12、上塗り部屋

保管庫の壮観な眺めを横目に見ながら階段を登ると、いよいよ上塗り部屋だ。
上塗り部屋は下地部屋の丁度真上に位置するのだが、やはりここも燦々と光が差し込み、神々しい風景が目に飛び込んでくる。

その中を上塗り師が忙しそうに歩き回っている。上塗りの準備をしているそうで、今なら中を見せて貰えると言うことなのでお邪魔させていただいた。

使い込まれた作業台(まないたと呼ぶらしい)や綺麗に手入れされた刷毛、四半世紀もの時を経た年代物の漆、漆の濾し機(うまと呼んでいました)、くだと呼ばれる器ホルダーのような物まで整然と整頓して置いてある。
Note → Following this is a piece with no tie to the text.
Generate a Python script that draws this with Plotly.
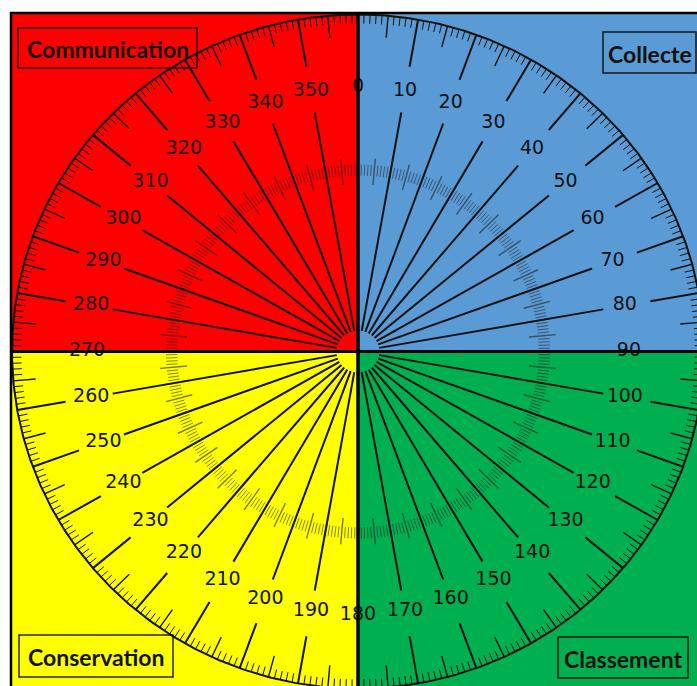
import math
import plotly.graph_objects as go

# ---------------- data ----------------
major_angles = list(range(0, 360, 10))          # degrees, clockwise from top
major_labels = [str(a) for a in major_angles]
degree_steps = list(range(0, 360))               # 1-degree graduation
quadrant_names = ["Collecte", "Classement", "Conservation", "Communication"]
quadrant_colors = ["#5B9BD5", "#00B050", "#FFFF00", "#FF0000"]

# ---------------- geometry (pixel space) ----------------
W, H = 697, 686
CX, CY = 358, 351.5
RX, RY = 346, 337
LEFT, TOP = 11, 13


def pt(a, f):
    r = math.radians(a)
    return CX + RX * f * math.sin(r), CY - RY * f * math.cos(r)


def segs(angles, f0, f1):
    xs, ys = [], []
    for a in angles:
        x0, y0 = pt(a, f0)
        x1, y1 = pt(a, f1)
        xs += [x0, x1, None]
        ys += [y0, y1, None]
    return xs, ys


fig = go.Figure()

# quadrant backgrounds
quad_boxes = {
    "Collecte": (CX, TOP, W + 5, CY),
    "Classement": (CX, CY, W + 5, H + 5),
    "Conservation": (LEFT, CY, CX, H + 5),
    "Communication": (LEFT, TOP, CX, CY),
}
shapes = []
for name, col in zip(quadrant_names, quadrant_colors):
    x0, y0, x1, y1 = quad_boxes[name]
    shapes.append(dict(type="rect", xref="x", yref="y", x0=x0, y0=y0, x1=x1, y1=y1,
                       fillcolor=col, line=dict(width=0), layer="below"))

# inner ring (semi-transparent graduation)
minor_in = [a for a in degree_steps if a % 5 != 0]
five_in = [a for a in degree_steps if a % 5 == 0]
xs, ys = segs(minor_in, 0.522, 0.555)
fig.add_trace(go.Scatter(x=xs, y=ys, mode="lines", line=dict(color="rgba(30,30,30,0.55)", width=1),
                         hoverinfo="skip", showlegend=False))
xs, ys = segs(five_in, 0.496, 0.574)
fig.add_trace(go.Scatter(x=xs, y=ys, mode="lines", line=dict(color="rgba(30,30,30,0.6)", width=1.4),
                         hoverinfo="skip", showlegend=False))

# outer circle
circ = [a / 2 for a in range(0, 721)]
fig.add_trace(go.Scatter(x=[pt(a, 1)[0] for a in circ], y=[pt(a, 1)[1] for a in circ],
                         mode="lines", line=dict(color="#111", width=2),
                         hoverinfo="skip", showlegend=False))

# outer graduations
minor_out = [a for a in degree_steps if a % 5 != 0]
five_out = [a for a in degree_steps if a % 5 == 0 and a % 10 != 0]
xs, ys = segs(minor_out, 0.973, 1.0)
fig.add_trace(go.Scatter(x=xs, y=ys, mode="lines", line=dict(color="#111", width=1),
                         hoverinfo="skip", showlegend=False))
xs, ys = segs(five_out, 0.935, 1.0)
fig.add_trace(go.Scatter(x=xs, y=ys, mode="lines", line=dict(color="#111", width=1.4),
                         hoverinfo="skip", showlegend=False))

# major radial lines (interrupted by labels)
xs1, ys1 = segs(major_angles, 0.062, 0.720)
xs2, ys2 = segs(major_angles, 0.858, 1.0)
fig.add_trace(go.Scatter(x=xs1 + xs2, y=ys1 + ys2, mode="lines", line=dict(color="#111", width=2),
                         hoverinfo="skip", showlegend=False))

# labels
fig.add_trace(go.Scatter(x=[pt(a, 0.783)[0] for a in major_angles],
                         y=[pt(a, 0.783)[1] for a in major_angles],
                         mode="text", text=major_labels,
                         textfont=dict(family="DejaVu Sans", size=19, color="#111"),
                         hoverinfo="skip", showlegend=False))

# dividers and border
shapes.append(dict(type="line", x0=CX, x1=CX, y0=TOP, y1=H + 5, line=dict(color="black", width=3.5), layer="above"))
shapes.append(dict(type="line", x0=LEFT, x1=W + 5, y0=CY, y1=CY, line=dict(color="black", width=3), layer="above"))
shapes.append(dict(type="rect", x0=LEFT, x1=W + 10, y0=TOP, y1=H + 10, line=dict(color="black", width=2.5),
                   fillcolor="rgba(0,0,0,0)", layer="above"))

# category boxes
label_boxes = {
    "Communication": (18, 28, 197, 68),
    "Collecte": (603, 32, 696, 73),
    "Conservation": (19, 635, 173, 677),
    "Classement": (558, 637, 688, 678),
}
annotations = []
for name in quadrant_names:
    x0, y0, x1, y1 = label_boxes[name]
    shapes.append(dict(type="rect", x0=x0, x1=x1, y0=y0, y1=y1,
                       line=dict(color="rgba(0,0,0,0.85)", width=1.5),
                       fillcolor="rgba(0,0,0,0)", layer="above"))
    annotations.append(dict(x=(x0 + x1) / 2, y=(y0 + y1) / 2 + 1, text="<b>%s</b>" % name, showarrow=False,
                            xanchor="center", yanchor="middle",
                            font=dict(family="Lato", size=23, color="#111")))

fig.update_layout(
    width=W, height=H, autosize=False,
    margin=dict(l=0, r=0, t=0, b=0),
    paper_bgcolor="white", plot_bgcolor="white",
    xaxis=dict(range=[0, W], visible=False, fixedrange=True),
    yaxis=dict(range=[H, 0], visible=False, fixedrange=True),
    shapes=shapes, annotations=annotations,
    hovermode=False,
)

fig.write_html("out.html", config={"displayModeBar": False, "staticPlot": True})

# remove the default page margin so the figure sits at the window origin
with open("out.html", "r", encoding="utf-8") as fh:
    html = fh.read()
html = html.replace("<head>", "<head><style>html,body{margin:0;padding:0;overflow:hidden}</style>", 1)
with open("out.html", "w", encoding="utf-8") as fh:
    fh.write(html)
上塗り作業が始まると親方ですらこの上塗り部屋には入れなくなるそうです。空気中の埃を霧吹きで落とし、少しでも綺麗な器に仕上がるよう上塗り師も全身全霊を込め塗り始めるので何人たりとも近づかせない聖域になるそうです。

私が最初に感じた神々しさは、そんな空気が準備段階からすでに充満し始めていたからなんだと納得しました。

先々代の頃からずっと変わらず使い込まれてきたというそのスリコギは風格ある黒い底艶を放ち、大崎庄右ェ門の歴史の長さを物語るに十分事足りる代物であった。